- Members of the New York City District Council of Carpenters voted to approve a direct agreement with Related Cos., developer of the $25 billion Hudson Yards project in Manhattan, according to The Real Deal. The controversial contract, in the works for more than two months, will see the trade union perform work at the 2.9-million-square-foot, in-progress 50 Hudson Yards office skyscraper and for the second-phase Western Yard, independent of any labor agreement Related strikes with the Building and Construction Trades Council of Greater New York.

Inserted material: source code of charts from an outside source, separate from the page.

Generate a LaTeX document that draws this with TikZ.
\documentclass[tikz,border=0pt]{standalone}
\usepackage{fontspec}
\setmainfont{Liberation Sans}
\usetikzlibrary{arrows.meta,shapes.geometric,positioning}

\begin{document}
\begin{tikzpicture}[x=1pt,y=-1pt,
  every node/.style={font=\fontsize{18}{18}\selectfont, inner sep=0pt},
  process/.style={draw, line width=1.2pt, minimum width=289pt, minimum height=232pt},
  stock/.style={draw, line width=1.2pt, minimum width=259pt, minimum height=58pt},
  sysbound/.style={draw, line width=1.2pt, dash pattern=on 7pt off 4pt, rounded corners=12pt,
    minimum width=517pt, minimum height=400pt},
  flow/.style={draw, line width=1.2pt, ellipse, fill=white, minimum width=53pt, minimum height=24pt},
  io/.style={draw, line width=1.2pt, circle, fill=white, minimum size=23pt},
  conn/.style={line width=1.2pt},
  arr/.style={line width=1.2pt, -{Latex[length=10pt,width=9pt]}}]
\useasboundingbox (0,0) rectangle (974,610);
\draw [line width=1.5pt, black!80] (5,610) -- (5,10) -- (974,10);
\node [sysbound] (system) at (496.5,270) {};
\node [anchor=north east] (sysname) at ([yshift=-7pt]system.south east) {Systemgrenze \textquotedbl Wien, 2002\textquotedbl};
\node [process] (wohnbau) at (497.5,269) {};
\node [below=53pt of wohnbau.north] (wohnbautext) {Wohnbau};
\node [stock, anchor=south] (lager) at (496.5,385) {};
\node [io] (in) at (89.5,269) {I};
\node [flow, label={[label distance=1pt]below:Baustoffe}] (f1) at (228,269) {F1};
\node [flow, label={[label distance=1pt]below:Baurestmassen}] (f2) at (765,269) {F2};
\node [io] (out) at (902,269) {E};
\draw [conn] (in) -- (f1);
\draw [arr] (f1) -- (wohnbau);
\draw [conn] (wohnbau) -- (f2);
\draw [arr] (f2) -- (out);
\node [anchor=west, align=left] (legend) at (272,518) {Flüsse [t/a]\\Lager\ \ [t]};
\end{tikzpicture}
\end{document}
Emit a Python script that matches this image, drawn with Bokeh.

- The Real Deal obtained a copy of the memorandum of understanding between Related and the carpenters, and reported that average pay rates are set at $60.45 per hour for high-rise concrete workers and $64.64 per hour for those members performing interior work. High-rise concrete journeymen will receive $50.12 per hour in wages plus $34.88 in benefits for a total pay rate of $85 per hour, which is about 10.5% less than the city's prevailing wage rate. Overall, wage rates in the agreement are 1% to 10% lower than the prevailing wage. Reportedly, the union uses more lower-paid workers on a project in order to reduce its overall rates and to be able to compete with private contractors paying nonunion rates.
- Joseph Geiger, executive secretary-treasurer of the district council, told The Real Deal that the agreement was worth millions of work hours and that the carpenters will "continue to innovate to ensure our members meet the needs of the market." Related spokesperson Joanna Rose said the company "looks forward to more partnerships with union trades on the future phases of Hudson Yards."
When Related first announced in August that it had reached an agreement with the carpenters, the developer said the deal was worth $75 million to $100 million for the union for 50 Hudson Yards alone. But at the time, Gary LaBarbera, president of the Building and Construction Trades Council, called the news a publicity stunt.
Related and the Trades Council have been embroiled in legal battles on various fronts. Earlier this year, Related filed a lawsuit claiming that some corrupt unions, which were party to a labor agreement between the two for the first phase of Hudson Yards, had cheated the developer out of $100 million and that the group was trying to include those companies in the labor agreement for the second phase. The Trades Council said the claims were part of Related's union-busting efforts, the subject of complaints the council has made against the developer to the National Labor Relations Board.
Related filed a second lawsuit against the Trades Council in May alleging that the organization was intentionally interfering with progress at 50 Hudson Yards and that its members refused to make concrete deliveries to the project.